Nearly thirty years ago my husband and I went to Paros and fell in love with all things Greek. It was the days before mobile phones and we didn't book in advance. You just arrived, walked around until you saw a handwritten sign saying: Room for rent, and you knocked at the door. When we were there in '91, we found such a sign in a dilapidated building that looked like it had been bombed during the last war and they hadn't got around to the reparation. A little old lady, all in black, almost toothless, with a beautiful tasselled shawl around her shoulders; showed us a spotless room. All white, a beautiful old handmade, blue cover on the bed; a few crosses on the walls and a shower in one corner with a hole in the ground for a drain and no screens.
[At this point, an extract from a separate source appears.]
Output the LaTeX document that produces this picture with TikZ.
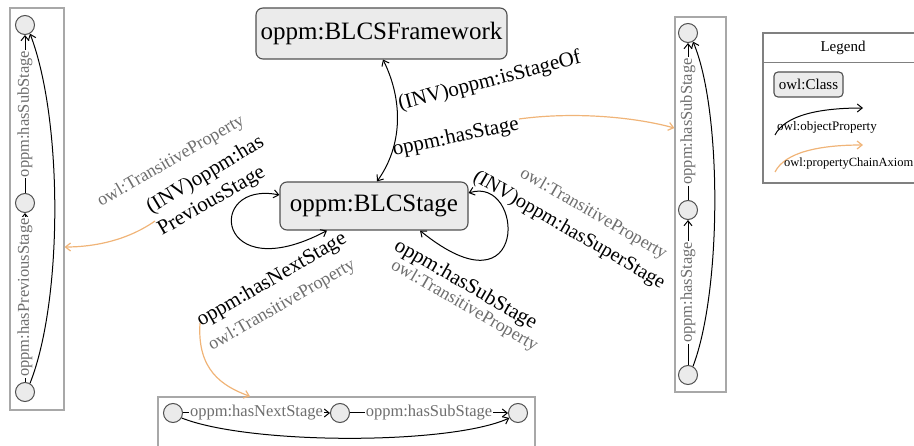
\documentclass[tikz,border=0pt]{standalone}
\usepackage{fontspec}
\setmainfont{Liberation Serif}
\usetikzlibrary{arrows.meta}
\definecolor{nodefill}{HTML}{EBEBEB}
\definecolor{nodedraw}{HTML}{505050}
\definecolor{framegray}{HTML}{A8A8A8}
\definecolor{leggray}{HTML}{808080}
\definecolor{lblgray}{HTML}{6E6E6E}
\definecolor{chain}{HTML}{F0B478}
\newcommand\fsz[1]{\fontsize{#1}{#1}\selectfont}
\begin{document}
\begin{tikzpicture}[x=1pt,y=-1pt,
  >={Straight Barb[length=5pt,width=8pt]},
  cls/.style={draw=nodedraw, fill=nodefill, rounded corners=7pt, line width=1.1pt, inner sep=0pt},
  pnt/.style={circle, draw=nodedraw, fill=nodefill, minimum size=19pt, inner sep=0pt, line width=1pt},
  frm/.style={draw=framegray, line width=1.2pt, inner sep=0pt},
  prop/.style={draw=black, line width=1pt},
  chainax/.style={draw=chain, line width=1.2pt, ->},
  blab/.style={font=\fsz{21}, inner sep=0pt, anchor=base west},
  glab/.style={font=\fsz{18}, text=lblgray, inner sep=0pt, anchor=base west},
  ilab/.style={font=\fsz{16.5}, text=lblgray, fill=white, inner sep=1pt, sloped},
  llab/.style={inner sep=0pt, anchor=base west}
]
\useasboundingbox (0,0) rectangle (914,446);
\begin{scope}
\clip (0,0) rectangle (914,446);

% main classes
\node[cls, minimum width=251pt, minimum height=51pt, font=\fsz{25}] (fw) at (381.5,33.5) {oppm:BLCSFramework};
\node[cls, minimum width=188pt, minimum height=48pt, font=\fsz{25}] (st) at (374,206) {oppm:BLCStage};

% frames
\node[frm, minimum width=54pt, minimum height=402pt] (lbox) at (37,209) {};
\node[frm, minimum width=51pt, minimum height=375pt] (rbox) at (700.5,204.5) {};
\node[frm, minimum width=377pt, minimum height=55pt] (bbox) at (346.5,424.5) {};
\node[draw=leggray, line width=1.5pt, inner sep=0pt, minimum width=153pt, minimum height=150pt] (leg) at (839.5,108) {};

% framework <-> stage
\draw[prop,<->] ([xshift=1.5pt]fw.south) .. controls (403,100) and (403,145) .. ([xshift=3pt]st.north);
\node[blab, rotate=14.5] (linv) at (400,110) {(INV)oppm:isStageOf};
\node[blab, rotate=12] (lhs) at (394,156) {oppm:hasStage};

% self loops
\draw[prop,<->] ([yshift=11pt]st.west) .. controls (205,180) and (215,290) .. ([xshift=-47pt]st.south);
\draw[prop,<->] ([yshift=13pt]st.east) .. controls (525,175) and (530,320) .. ([xshift=46pt]st.south);

% left labels
\node[glab, rotate=30] (lt1) at (101,207) {owl:TransitiveProperty};
\node[blab, rotate=31] (lp1) at (151,214) {(INV)oppm:has};
\node[blab, rotate=30] (lp2) at (162,236) {PreviousStage};
% bottom-left labels
\node[blab, rotate=30] (ln1) at (201,327) {oppm:hasNextStage};
\node[glab, rotate=30] (lt2) at (212,351) {owl:TransitiveProperty};
% right labels
\node[glab, rotate=-30] (lt3) at (519,176) {owl:TransitiveProperty};
\node[blab, rotate=-30, font=\fsz{20}] (lsup) at (472,180) {(INV)oppm:hasSuperStage};
\node[blab, rotate=-30] (lsub) at (393,249) {oppm:hasSubStage};
\node[glab, rotate=-30] (lt4) at (390,268) {owl:TransitiveProperty};

% chain axioms
\coordinate (c1) at (519,119);
\draw[chainax] (c1) .. controls (570,112) and (630,116) .. ([yshift=76.5pt]rbox.west);
\coordinate (c2) at (155,221);
\draw[chainax] (c2) .. controls (128,240) and (95,247) .. ([yshift=-38pt]lbox.east);
\coordinate (c3) at (200,323);
\draw[chainax] (c3) .. controls (197,370) and (222,386) .. ([xshift=-96.5pt]bbox.north);

% left box content
\node[pnt] (l1) at (25,392) {};
\node[pnt] (l2) at (25,203) {};
\node[pnt] (l3) at (25,25) {};
\draw[prop,->] (l1) -- node[ilab] {oppm:hasPreviousStage} (l2);
\draw[prop,->] (l2) -- node[ilab] {oppm:hasSubStage} (l3);
\draw[prop,->] (l1.60) .. controls (63,300) and (63,120) .. (l3.-60);

% right box content
\node[pnt] (r1) at (688,375) {};
\node[pnt] (r2) at (688,210) {};
\node[pnt] (r3) at (688,33) {};
\draw[prop,->] (r1) -- node[ilab] {oppm:hasStage} (r2);
\draw[prop,->] (r2) -- node[ilab] {oppm:hasSubStage} (r3);
\draw[prop,->] (r1.60) .. controls (722,290) and (722,110) .. (r3.-60);

% bottom box content
\node[pnt] (b1) at (173,413) {};
\node[pnt] (b2) at (340,413) {};
\node[pnt] (b3) at (518,413) {};
\draw[prop,->] (b1) -- node[ilab] {oppm:hasNextStage} (b2);
\draw[prop,->] (b2) -- node[ilab] {oppm:hasSubStage} (b3);
\draw[prop,->] (b1.-30) .. controls (250,445) and (450,445) .. (b3.-150);

% legend
\draw[draw=leggray, line width=1.2pt] ([yshift=-30pt]leg.north west) -- ([yshift=-30pt]leg.north east);
\node[font=\fsz{15}, inner sep=0pt] (legt) at (843,48) {Legend};
\node[cls, font=\fsz{15}, minimum width=69pt, minimum height=25pt, rounded corners=4pt] (lcls) at (808.5,84.5) {owl:Class};
\coordinate (lo1) at (775,135);
\coordinate (lo2) at (863,108);
\draw[prop,->] (lo1) .. controls (785,115) and (820,108) .. (lo2);
\node[llab, font=\fsz{13}] (lot) at (777,131) {owl:objectProperty};
\coordinate (lc1) at (775,172);
\coordinate (lc2) at (863,145);
\draw[chainax] (lc1) .. controls (785,152) and (820,145) .. (lc2);
\node[llab, font=\fsz{12.5}] (lct) at (784,167) {owl:propertyChainAxiom};
\end{scope}
\end{tikzpicture}
\end{document}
The toilet was in the corridor with a Madonna painting watching over you. Those were the days.



This time we stayed at what we thought was a glamorous looking hotel on the hill with a pool overlooking the bay. We lunched, swam and then walked into town. I found a place that I photographed with my late husband, the old walls of a medieval castle which had been built almost entirely out of the marble remains of an old temple dedicated to Apollo. Everyone had gone for some alone time and I was by myself, the memories of the time there with my husband were strong, especially the one where he decided that since it was such a small island, it would be good to hire a motorbike and go around it as it would only take a couple of hours. I was up for it, (although I'd never been on a motorbike and I was young, foolish and gullible). It started off as an adventure but began to pall four hours later, and after another hour, we made it back to town. We both walked with a strange gait and had very sore bums.
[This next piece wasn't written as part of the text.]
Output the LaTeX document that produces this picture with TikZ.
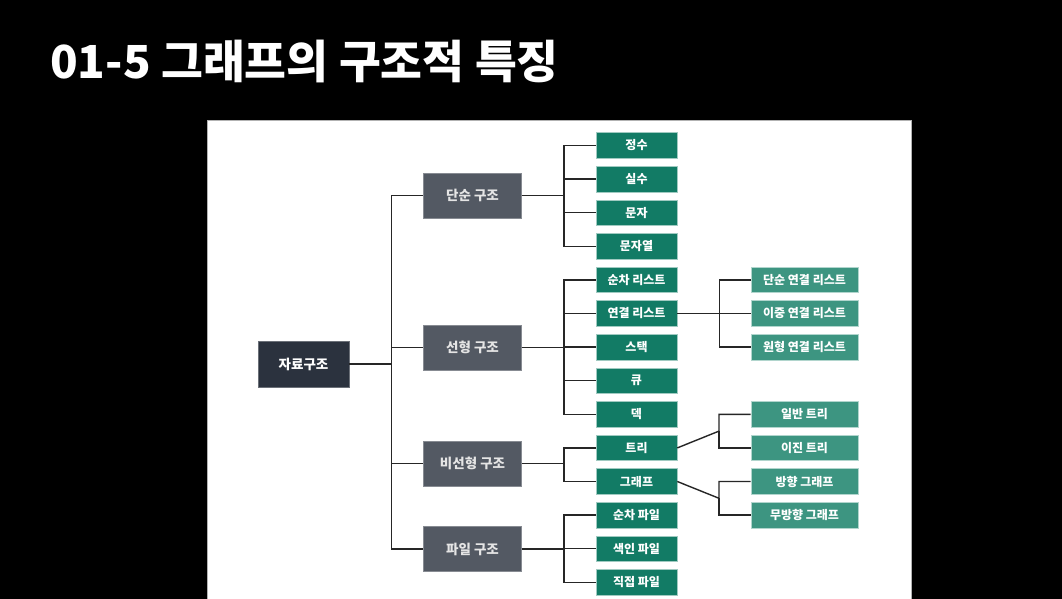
\documentclass[tikz,border=0pt]{standalone}
\usepackage{fontspec}
\setmainfont{Noto Sans CJK KR}
\definecolor{rootnavy}{HTML}{2B323E}
\definecolor{groupgray}{HTML}{535963}
\definecolor{leafgreen}{HTML}{127B65}
\definecolor{subgreen}{HTML}{3D9581}
\begin{document}
\begin{tikzpicture}[
		x=1pt,
		y=-1pt,
		every node/.style={
				inner sep=0pt,
				align=center,
				text=white
			},
		rootbox/.style={
				fill=rootnavy,
				draw=rootnavy!70!white,
				line width=0.6pt,
				minimum width=91pt,
				minimum height=46pt,
				font=\fontsize{13.5}{15}\selectfont\bfseries
			},
		groupbox/.style={
				fill=groupgray,
				draw=groupgray!70!white,
				line width=0.6pt,
				minimum width=98pt,
				minimum height=45pt,
				text=white!90!black,
				font=\fontsize{13.5}{15}\selectfont\bfseries
			},
		leafbox/.style={
				fill=leafgreen,
				draw=leafgreen!40!white,
				line width=0.6pt,
				minimum width=81pt,
				minimum height=25.5pt,
				font=\fontsize{12}{13}\selectfont\bfseries
			},
		subbox/.style={
				fill=subgreen,
				draw=subgreen!40!white,
				line width=0.6pt,
				minimum width=107pt,
				minimum height=25.5pt,
				font=\fontsize{12}{13}\selectfont\bfseries
			},
		link/.style={
				draw=black!85,
				line width=1.4pt
			}
	]
	\useasboundingbox (0,0) rectangle (1062,599);
	\fill[black] (0,0) rectangle (1062,599);
	\filldraw[fill=white, draw=black!30, line width=0.8pt] (207,120) rectangle (911,610);

	\node[anchor=base west, font=\fontsize{45.5}{50}\selectfont\bfseries] (title) at (50,79) {01-5 그래프의 구조적 특징};

	\node[rootbox] (root) at (303.5,364) {자료구조};

	\node[groupbox] (simple) at (472.5,195.5) {단순 구조};
	\node[groupbox] (linear) at (472.5,347.5) {선형 구조};
	\node[groupbox] (nonlinear) at (472.5,463.5) {비선형 구조};
	\node[groupbox] (filegroup) at (472.5,549) {파일 구조};

	\node[leafbox] (integer) at (636.5,145.5) {정수};
	\node[leafbox] (real) at (636.5,179.1) {실수};
	\node[leafbox] (char) at (636.5,212.7) {문자};
	\node[leafbox] (string) at (636.5,246.3) {문자열};
	\node[leafbox] (seqlist) at (636.5,279.9) {순차 리스트};
	\node[leafbox] (linkedlist) at (636.5,313.5) {연결 리스트};
	\node[leafbox] (stack) at (636.5,347.1) {스택};
	\node[leafbox] (queue) at (636.5,380.7) {큐};
	\node[leafbox] (deque) at (636.5,414.3) {덱};
	\node[leafbox] (tree) at (636.5,447.9) {트리};
	\node[leafbox] (graph) at (636.5,481.5) {그래프};
	\node[leafbox] (seqfile) at (636.5,515.1) {순차 파일};
	\node[leafbox] (indexfile) at (636.5,548.7) {색인 파일};
	\node[leafbox] (directfile) at (636.5,582.3) {직접 파일};

	\node[subbox] (singlelist) at (804.5,279.9) {단순 연결 리스트};
	\node[subbox] (doublelist) at (804.5,313.5) {이중 연결 리스트};
	\node[subbox] (circlist) at (804.5,347.1) {원형 연결 리스트};
	\node[subbox] (gentree) at (804.5,414.3) {일반 트리};
	\node[subbox] (bintree) at (804.5,447.9) {이진 트리};
	\node[subbox] (digraph) at (804.5,481.5) {방향 그래프};
	\node[subbox] (undigraph) at (804.5,515.1) {무방향 그래프};

	\coordinate (treefork) at (719,431.1);
	\coordinate (graphfork) at (719,498.3);

	\draw[link] (root.east) -- ++(42,0) |- (simple.west);
	\draw[link] (root.east) -- ++(42,0) |- (linear.west);
	\draw[link] (root.east) -- ++(42,0) |- (nonlinear.west);
	\draw[link] (root.east) -- ++(42,0) |- (filegroup.west);

	\draw[link] (simple.east) -- ++(42,0) |- (integer.west);
	\draw[link] (simple.east) -- ++(42,0) |- (real.west);
	\draw[link] (simple.east) -- ++(42,0) |- (char.west);
	\draw[link] (simple.east) -- ++(42,0) |- (string.west);

	\draw[link] (linear.east) -- ++(42,0) |- (seqlist.west);
	\draw[link] (linear.east) -- ++(42,0) |- (linkedlist.west);
	\draw[link] (linear.east) -- ++(42,0) |- (stack.west);
	\draw[link] (linear.east) -- ++(42,0) |- (queue.west);
	\draw[link] (linear.east) -- ++(42,0) |- (deque.west);

	\draw[link] (nonlinear.east) -- ++(42,0) |- (tree.west);
	\draw[link] (nonlinear.east) -- ++(42,0) |- (graph.west);

	\draw[link] (filegroup.east) -- ++(42,0) |- (seqfile.west);
	\draw[link] (filegroup.east) -- ++(42,0) |- (indexfile.west);
	\draw[link] (filegroup.east) -- ++(42,0) |- (directfile.west);

	\draw[link] (linkedlist.east) -- ++(42,0) |- (singlelist.west);
	\draw[link] (linkedlist.east) -- ++(42,0) |- (doublelist.west);
	\draw[link] (linkedlist.east) -- ++(42,0) |- (circlist.west);

	\draw[link] (tree.east) -- (treefork) |- (gentree.west);
	\draw[link] (treefork) |- (bintree.west);
	\draw[link] (graph.east) -- (graphfork) |- (digraph.west);
	\draw[link] (graphfork) |- (undigraph.west);
\end{tikzpicture}
\end{document}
But that night, someone that the husband had met, (he loved to chat with people everywhere we went; we would be walking together and I'd suddenly find myself walking alone as he had stopped to have a chat with someone who looked interesting), suggested we dine at a restaurant up on the hill. We went there on sunset and had an amazing meal with the Mediterranean sea stretching below us, water coloured with the setting of the sun. They brought us an amazing after dinner sweet, sticky wine the colour of apricots that my husband loved and we stayed until the darkness settled around us, recovering from our bike ride and saying we would return here yearly before heading to the relatives in Italy.



Back in the present, we dined across from the water at Koralli restaurant. Amazing! As the sun sank slowly, colouring the sky with lobster, salmon and shell pink, we feasted on thick, potato garlic dip and peasant bread; our favourite horta bathed in olive oil with a touch of garlic; prawn saganaki in a fragrant tomato broth studded with fetta and squid stuffed with seafood and herbs. Of course they brought us liquor and a dessert - free.
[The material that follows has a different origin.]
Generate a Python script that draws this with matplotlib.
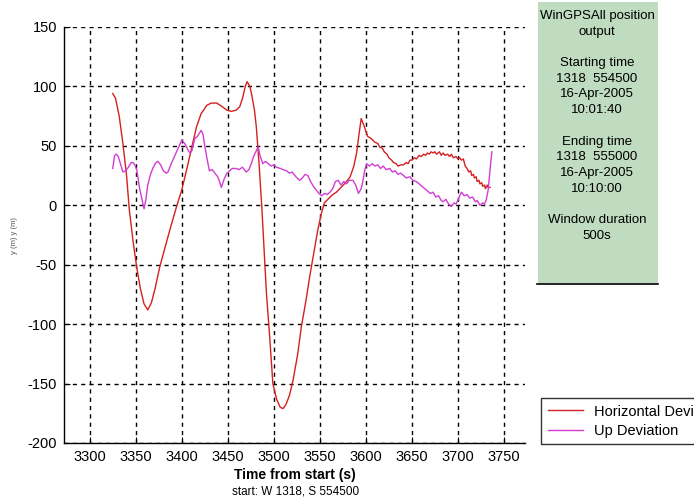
import matplotlib
matplotlib.use("Agg")
import matplotlib.pyplot as plt
from matplotlib.patches import Rectangle
from matplotlib.lines import Line2D

plt.rcParams["font.family"] = ["Liberation Sans", "DejaVu Sans"]
plt.rcParams["axes.unicode_minus"] = False

# Horizontal deviation (red)
t_horiz = [3325, 3328, 3332, 3336, 3340, 3343, 3347, 3351, 3355, 3359, 3363, 3367,
           3371, 3376, 3382, 3388, 3394, 3400, 3405, 3410, 3416, 3421, 3427, 3432,
           3438, 3444, 3449, 3454, 3459, 3463, 3466, 3469, 3471, 3474, 3476, 3479,
           3481, 3484, 3487, 3490, 3492, 3495, 3497, 3499, 3503, 3507, 3510, 3513,
           3517, 3521, 3526, 3530, 3535, 3539, 3544, 3548, 3552, 3555, 3560, 3564,
           3568, 3573, 3578, 3583, 3587, 3590, 3593, 3595, 3598, 3602, 3606, 3610,
           3613, 3615, 3618, 3620, 3623, 3625, 3628, 3630, 3633, 3635, 3638, 3641,
           3644, 3646, 3648, 3650, 3653, 3655, 3658, 3660, 3663, 3665, 3667, 3669,
           3671, 3673, 3675, 3677, 3680, 3682, 3684, 3686, 3689, 3691, 3693, 3695,
           3698, 3700, 3702, 3704, 3706, 3708, 3710, 3712, 3714, 3715, 3717, 3718,
           3720, 3721, 3723, 3724, 3726, 3727, 3729, 3730, 3732, 3733, 3735]
horiz_dev = [94, 90, 75, 52, 25, -4, -30, -52, -70, -83, -88, -82,
             -70, -52, -35, -18, -2, 13, 29, 46, 66, 77, 84, 86,
             86, 83, 80, 79, 80, 83, 90, 100, 104, 100, 93, 80,
             66, 35, -2, -45, -74, -105, -128, -150, -163, -170, -171, -168,
             -160, -147, -125, -102, -80, -60, -38, -20, -6, 2, 6, 9,
             11, 15, 19, 24, 33, 44, 62, 73, 67, 58, 56, 53,
             52, 49, 48, 45, 43, 40, 38, 36, 35, 33, 34, 34,
             36, 35, 38, 38, 40, 39, 42, 41, 43, 42, 44, 43,
             45, 44, 45, 43, 45, 42, 44, 42, 43, 41, 43, 40,
             41, 39, 40, 38, 39, 33, 31, 28, 29, 25, 26, 23,
             24, 20, 21, 18, 19, 16, 17, 14, 17, 15, 15]

# Up deviation (magenta)
t_up = [3325, 3327, 3329, 3331, 3334, 3336, 3339, 3342, 3345, 3347, 3349, 3351,
        3354, 3357, 3359, 3361, 3363, 3366, 3369, 3372, 3374, 3377, 3380, 3383,
        3385, 3388, 3392, 3396, 3400, 3402, 3404, 3407, 3409, 3411, 3414, 3417,
        3421, 3423, 3425, 3427, 3430, 3433, 3436, 3439, 3441, 3443, 3446, 3449,
        3452, 3455, 3459, 3462, 3466, 3470, 3473, 3476, 3478, 3481, 3483, 3485,
        3488, 3491, 3494, 3497, 3500, 3503, 3507, 3510, 3514, 3517, 3520, 3524,
        3528, 3531, 3534, 3537, 3540, 3543, 3546, 3549, 3552, 3555, 3558, 3561,
        3564, 3567, 3570, 3573, 3576, 3579, 3582, 3586, 3589, 3592, 3595, 3597,
        3599, 3601, 3604, 3607, 3610, 3613, 3616, 3619, 3622, 3626, 3629, 3632,
        3635, 3638, 3641, 3644, 3648, 3651, 3655, 3658, 3661, 3664, 3667, 3670,
        3673, 3676, 3679, 3682, 3684, 3687, 3690, 3693, 3696, 3698, 3700, 3702,
        3704, 3707, 3710, 3713, 3716, 3719, 3721, 3724, 3727, 3729, 3731, 3733,
        3735, 3737]
up_dev = [31, 42, 43, 41, 33, 28, 29, 32, 36, 36, 34, 30,
          15, 4, -3, 5, 17, 26, 32, 36, 37, 34, 29, 27,
          28, 34, 41, 48, 55, 53, 51, 46, 44, 46, 56, 58,
          63, 60, 50, 41, 29, 30, 27, 24, 20, 15, 22, 27,
          29, 31, 31, 30, 32, 28, 30, 36, 41, 46, 49, 42,
          35, 37, 35, 33, 34, 32, 31, 30, 29, 27, 28, 24,
          21, 23, 26, 25, 20, 16, 13, 10, 8, 10, 9, 11,
          14, 20, 21, 17, 20, 18, 21, 21, 17, 10, 14, 21,
          30, 35, 33, 35, 33, 34, 31, 33, 30, 31, 28, 29,
          26, 27, 25, 23, 24, 21, 20, 18, 16, 14, 12, 10,
          11, 7, 8, 4, 3, 5, 1, -1, 2, 1, 4, 8,
          11, 8, 9, 6, 7, 3, 4, 0, 2, 1, 5, 13,
          30, 45]

x_ticks = [3300, 3350, 3400, 3450, 3500, 3550, 3600, 3650, 3700, 3750]
y_ticks = [-200, -150, -100, -50, 0, 50, 100, 150]

info_lines = ["WinGPSAll position", "output", "",
              "Starting time", "1318  554500", "16-Apr-2005", "10:01:40", "",
              "Ending time", "1318  555000", "16-Apr-2005", "10:10:00", "",
              "Window duration", "500s"]

W, H = 694, 504
fig = plt.figure(figsize=(W / 100, H / 100), dpi=100)
ax = fig.add_axes([64 / W, 1 - 443 / H, (525 - 64) / W, (443 - 27) / H])

red = "#d42020"
mag = "#d23cd2"
ax.plot(t_horiz, horiz_dev, color=red, lw=1.0, label="Horizontal Deviation")
ax.plot(t_up, up_dev, color=mag, lw=1.0, label="Up Deviation")

ax.set_xlim(3272, 3773)
ax.set_ylim(-200, 150)
ax.set_xticks(x_ticks)
ax.set_yticks(y_ticks)
ax.grid(True, color="black", linestyle=(0, (3, 3)), linewidth=1.0)
ax.tick_params(direction="in", length=4, labelsize=10.5, colors="black", pad=5)
for side in ["top", "right"]:
    ax.spines[side].set_visible(False)
for side in ["left", "bottom"]:
    ax.spines[side].set_linewidth(1.0)

ax.set_xlabel("Time from start (s)", fontsize=10, fontweight="bold", labelpad=3)
fig.text(296 / W, 1 - 492 / H, "start: W 1318, S 554500", fontsize=8.5,
         ha="center", va="center")
fig.text(14 / W, 1 - 236 / H, "y (m) y (m)", fontsize=5.5, color="#555555",
         rotation=90, ha="center", va="center")

# info panel
fig.patches.append(Rectangle((538 / W, 1 - 283 / H), 120 / W, 281 / H,
                             transform=fig.transFigure, facecolor="#c0dcc0",
                             edgecolor="none"))
fig.lines.append(Line2D([537 / W, 658 / W], [1 - 284 / H, 1 - 284 / H],
                        transform=fig.transFigure, color="black", lw=1.2))
for i, line in enumerate(info_lines):
    if line:
        fig.text(597 / W, 1 - (16 + i * 15.7) / H, line, fontsize=9.5,
                 ha="center", va="center")

leg = fig.legend(loc="upper left", bbox_to_anchor=(541 / W, 1 - 398 / H),
                 fontsize=10.5, frameon=True, fancybox=False, borderpad=0.45,
                 handlelength=2.4, handletextpad=0.8, labelspacing=0.35,
                 borderaxespad=0)
leg.get_frame().set_edgecolor("black")
leg.get_frame().set_linewidth(1.0)

fig.savefig("out.png", dpi=100)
We breakfasted on sesame and nut biscuits, thick greek yoghurt, honey and figs. Then bae went back to her room to shower and when we arrived back at the room, she came out ashen faced and limping, blood on her foot. She had opened the shower door and it had shattered in her hand. The bathroom was littered with shards. I went to get help and they came but they had no first aid kit! And they blamed her for breaking the glass!. We were stunned. A housekeeper came and cleaned her foot up a bit and then she hobbled with us into town and we had to buy band aids. Some things hadn't changed much in thirty years.


She revived with some shopping in Parikia, which is gorgeous. Whitewashed buildings, spotless streets, the blue domed churches, bougainvillea and trumpet creeper framing the houses. We all relax and wander through the beautiful craft and jewellery shops. I buy a necklace that is my all time favourite and we have the weird iced Nescafe frappe coffee that is the drink to have here. The cafes are so quirky! The colours of the houses against the sun blanched white are incredible. My artist's eye is soothed by the cobbled streets, each grey stone framed with whitewash. Ceramics are embedded here and there outside shops.


The daughter has had enough of people and retires to the villa and bae and I lunch by the water, so close that our feet can be lapped by the limpid sea. We have mushrooms stuffed with cheese and an eggplant dish to die for. Then we moved half a metre away from our lunch location, to bean bags and sat listening to the tide washing over the pebbles, me coming to terms about being single and bae, coming to terms with not being in active mother mode, albeit only briefly.


That afternoon we return to the village and explore the beauty of the churches. I find the tamata, tin votive offerings in the shape of body parts that they hang in the churches for miracles and healing. I ask about them and are taken to a beautiful old cabinet with drawers full of them. I choose a few and there's no cost, just an offering to the church. She must wonder why I don't hang them under a painting of a saint, instead, I take them with me on my travels. A leg, an eye, a torso. I'm almost covered.



That night we dine again by the sea with a mussel stew and our favourite greens. Time has slowed and we are totally relaxed on our last night here.



The next morning when we go to check out, I ask for a discount on the room as we have had to live with a broken shower (supposedly they had no other rooms available). The boss is contacted and he waives the cost of a new shower screen! We are furious. When they charge us for the lunch we had on our first day, I refuse to pay and we walk out. But even that can't mar our trip here. Greece is crazy and generous at the same time and we love it.